How long should a performance review be?
Aim for 250-400 words for a quarterly or mid-year review, and 400-600 words for annual reviews. Long enough to be specific, short enough to be readable. Walls of text often hide vague thinking, not careful evaluation.
What if I have nothing critical to say?
Then dig harder. Every employee has growth opportunities — even high performers. 'Could grow into mentorship' or 'next step is owning a cross-functional project' are valid for top talent. No growth area means no investment.
How do I write a review for someone underperforming?
Be specific about behaviors and impact, not character. Cite dates and examples that were already raised earlier. The review should never contain a surprise — surprises mean the manager didn't communicate during the year.
Should the employee see the review before the meeting?
Best practice is yes — share it 24-48 hours before the conversation so they can process privately and come ready to discuss.
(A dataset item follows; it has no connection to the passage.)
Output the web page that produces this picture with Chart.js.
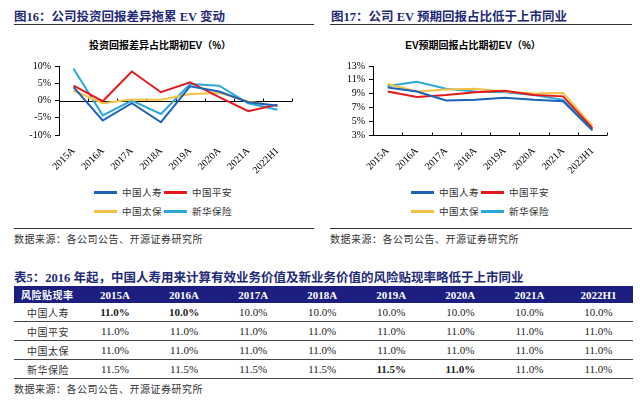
<!DOCTYPE html>
<html>
<head>
<meta charset="utf-8">
<script src="https://cdn.jsdelivr.net/npm/chart.js@4"></script>
<style>
  body { margin: 0; background: #fff; width: 640px; height: 401px; position: relative; overflow: hidden;
         font-family: "Liberation Serif", "Noto Sans CJK SC", serif; }
  .abs { position: absolute; white-space: nowrap; }
  .fig-title { font-size: 12.5px; font-weight: bold; color: #1f2a78; font-family: "Liberation Serif", "Noto Sans CJK SC"; }
  .rule { position: absolute; height: 0; }
  .sub-title { font-size: 10px; font-weight: bold; color: #000; transform: translate(-50%, -50%); font-family: "Liberation Sans", "Noto Sans CJK SC"; }
  .source { font-size: 10px; color: #333; letter-spacing: 0.5px; font-family: "Noto Sans CJK SC"; }
  .legend-item { position: absolute; font-size: 9.5px; color: #333; font-family: "Noto Sans CJK SC"; letter-spacing: 0.5px; }
  .legend-item i { position: absolute; height: 2.5px; }
  .chart-box { position: absolute; width: 300px; height: 130px; }
  table { position: absolute; left: 14px; top: 286px; width: 619px; border-collapse: collapse; table-layout: fixed; }
  th { background: #1c1f80; color: #fff; height: 17px; padding: 0; font-size: 11px; font-weight: bold; }
  td { height: 18px; padding: 0; text-align: center; font-size: 11px; color: #222; border-bottom: 1px solid #444; }
  tr:last-child td { border-bottom: 1.5px solid #444; }
  .cn { font-family: "Noto Sans CJK SC"; font-size: 10px; text-align: left; color: #333; letter-spacing: 0.5px; }
</style>
</head>
<body>

<div class="abs fig-title" style="left:14px; top:6px;">图16：公司投资回报差异拖累 EV 变动</div>
<div class="rule" style="left:14px; top:24px; width:300px; border-top:1.5px solid #333;"></div>
<div class="abs sub-title" style="left:160px; top:44px;">投资回报差异占比期初EV（%）</div>
<div class="chart-box" style="left:14px; top:50px;"><canvas id="leftChart"></canvas></div>
<div id="leftLegend"></div>
<div class="rule" style="left:14px; top:228px; width:300px; border-top:1px solid #333;"></div>
<div class="abs source" style="left:14px; top:231px;">数据来源：各公司公告、开源证券研究所</div>

<div class="abs fig-title" style="left:331px; top:6px;">图17：公司 EV 预期回报占比低于上市同业</div>
<div class="rule" style="left:330px; top:24px; width:302px; border-top:1.5px solid #333;"></div>
<div class="abs sub-title" style="left:473px; top:44px;">EV预期回报占比期初EV（%）</div>
<div class="chart-box" style="left:330px; top:50px;"><canvas id="rightChart"></canvas></div>
<div id="rightLegend"></div>
<div class="rule" style="left:330px; top:228px; width:302px; border-top:1px solid #333;"></div>
<div class="abs source" style="left:330px; top:231px;">数据来源：各公司公告、开源证券研究所</div>

<div class="abs fig-title" style="left:14px; top:267px;">表5：2016 年起，中国人寿用来计算有效业务价值及新业务价值的风险贴现率略低于上市同业</div>
<table id="rateTable"></table>
<div class="abs source" style="left:14px; top:381px;">数据来源：各公司公告、开源证券研究所</div>

<script>
// categories and series
const years = ['2015A', '2016A', '2017A', '2018A', '2019A', '2020A', '2021A', '2022H1'];
const companies = ['中国人寿', '中国平安', '中国太保', '新华保险'];
const colors = ['#1c62b8', '#e5191c', '#f3c143', '#2ba7dc'];

// 投资回报差异占比期初EV (%)
const invLife = [3.9, -5.8, -0.8, -6.3, 4.1, 2.6, -0.5, -1.5];
const invPingan = [4.3, -0.2, 8.4, 2.4, 5.3, 1.0, -3.1, -1.2];
const invCpic = [2.9, -0.8, 0.3, 0.2, 1.9, 2.2, -0.3, -1.6];
const invNci = [9.2, -4.3, 0.0, -3.9, 4.8, 4.3, -0.8, -2.7];

// EV预期回报占比期初EV (%)
const expLife = [9.9, 9.3, 8.0, 8.1, 8.4, 8.1, 7.9, 3.7];
const expPingan = [9.3, 8.5, 8.8, 9.2, 9.4, 8.8, 8.6, 4.0];
const expCpic = [10.4, 9.3, 9.6, 9.7, 9.3, 9.0, 9.1, 4.3];
const expNci = [10.1, 10.7, 9.7, 9.3, 9.2, 8.8, 8.1, 3.8];

// 风险贴现率 table
const rateLife = ['11.0%', '10.0%', '10.0%', '10.0%', '10.0%', '10.0%', '10.0%', '10.0%'];
const ratePingan = ['11.0%', '11.0%', '11.0%', '11.0%', '11.0%', '11.0%', '11.0%', '11.0%'];
const rateCpic = ['11.0%', '11.0%', '11.0%', '11.0%', '11.0%', '11.0%', '11.0%', '11.0%'];
const rateNci = ['11.5%', '11.5%', '11.5%', '11.5%', '11.5%', '11.0%', '11.0%', '11.0%'];
const boldCells = [[0, 0], [0, 1], [3, 4], [3, 5]];

Chart.defaults.font.family = '"Liberation Serif", serif';
Chart.defaults.font.size = 10;
Chart.defaults.color = '#000';

// draws the category axis line at a given value, ticks between categories
const baseAxis = {
    id: 'baseAxis',
    beforeDatasetsDraw(chart, args, opts) {
        const { ctx, chartArea, scales } = chart;
        const y = Math.round(scales.y.getPixelForValue(opts.value)) + 0.5;
        const step = scales.x.getPixelForValue(1) - scales.x.getPixelForValue(0);
        ctx.save();
        ctx.strokeStyle = '#000';
        ctx.lineWidth = 1;
        ctx.beginPath();
        ctx.moveTo(chartArea.left, y);
        ctx.lineTo(chartArea.right, y);
        for (let i = 0; i <= years.length; i++) {
            const x = Math.round(scales.x.getPixelForValue(0) - step / 2 + i * step) + 0.5;
            ctx.moveTo(x, y);
            ctx.lineTo(x, y - 3);
        }
        ctx.stroke();
        ctx.restore();
    }
};

function makeChart(id, series, min, max, step, baseValue, yWidth, rightPad) {
    const ctx = document.getElementById(id).getContext('2d');
    return new Chart(ctx, {
        type: 'line',
        data: {
            labels: years,
            datasets: series.map((d, i) => ({
                label: companies[i],
                data: d,
                borderColor: colors[i],
                backgroundColor: colors[i],
                borderWidth: 2,
                pointRadius: 0,
                tension: 0
            }))
        },
        options: {
            responsive: true,
            maintainAspectRatio: false,
            animation: false,
            layout: { padding: { top: 16, right: rightPad, left: 0, bottom: 0 } },
            plugins: {
                legend: { display: false },
                tooltip: { enabled: false },
                baseAxis: { value: baseValue }
            },
            scales: {
                x: {
                    offset: true,
                    grid: { display: false },
                    border: { display: false },
                    ticks: { minRotation: 45, maxRotation: 45, padding: 2, autoSkip: false },
                    afterFit(scale) { scale.height = 45; }
                },
                y: {
                    min: min,
                    max: max,
                    grid: { drawOnChartArea: false, tickLength: 4, color: '#000' },
                    border: { color: '#000' },
                    ticks: { stepSize: step, padding: 4, autoSkip: false, callback: v => v + '%' },
                    afterFit(scale) { scale.width = yWidth; }
                }
            }
        },
        plugins: [baseAxis]
    });
}

makeChart('leftChart', [invLife, invPingan, invCpic, invNci], -10, 10, 5, 0, 45, 22);
makeChart('rightChart', [expLife, expPingan, expCpic, expNci], 3, 13, 2, 3, 43, 23);

// legends
function makeLegend(id, left) {
    const box = document.getElementById(id);
    companies.forEach((name, i) => {
        const col = i % 2, row = Math.floor(i / 2);
        const x = left + col * 70, y = 185 + row * 19;
        const item = document.createElement('div');
        item.className = 'legend-item';
        item.style.left = (x + 28) + 'px';
        item.style.top = y + 'px';
        item.textContent = name;
        const line = document.createElement('i');
        line.style.left = '-28px';
        line.style.top = '6px';
        line.style.width = '23px';
        line.style.background = colors[i];
        item.appendChild(line);
        box.appendChild(item);
    });
}
makeLegend('leftLegend', 94);
makeLegend('rightLegend', 411);

// table
const table = document.getElementById('rateTable');
let html = '<colgroup><col style="width:66.5px">' + years.map(() => '<col>').join('') + '</colgroup>';
html += '<tr><th class="cn" style="color:#fff;padding-left:7px;font-weight:bold">风险贴现率</th>' +
    years.map(y => '<th>' + y + '</th>').join('') + '</tr>';
[rateLife, ratePingan, rateCpic, rateNci].forEach((row, r) => {
    html += '<tr><td class="cn" style="padding-left:13px">' + companies[r] + '</td>';
    row.forEach((v, c) => {
        const bold = boldCells.some(b => b[0] === r && b[1] === c);
        html += '<td' + (bold ? ' style="font-weight:bold"' : '') + '>' + v + '</td>';
    });
    html += '</tr>';
});
table.innerHTML = html;
</script>
</body>
</html>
Reading and reacting in real time leads to defensive conversations and missed nuance.
How do I avoid recency bias?
Keep a running document of wins and concerns throughout the period — most managers forget the first quarter by the time they write the review. A simple shared note prevents the last 30 days from dominating.
Can I use the same template across direct reports?
Use the same structure, but never the same content. If two reviews read interchangeably, you're not doing the job. Each person's specifics, examples, and goals must be theirs alone.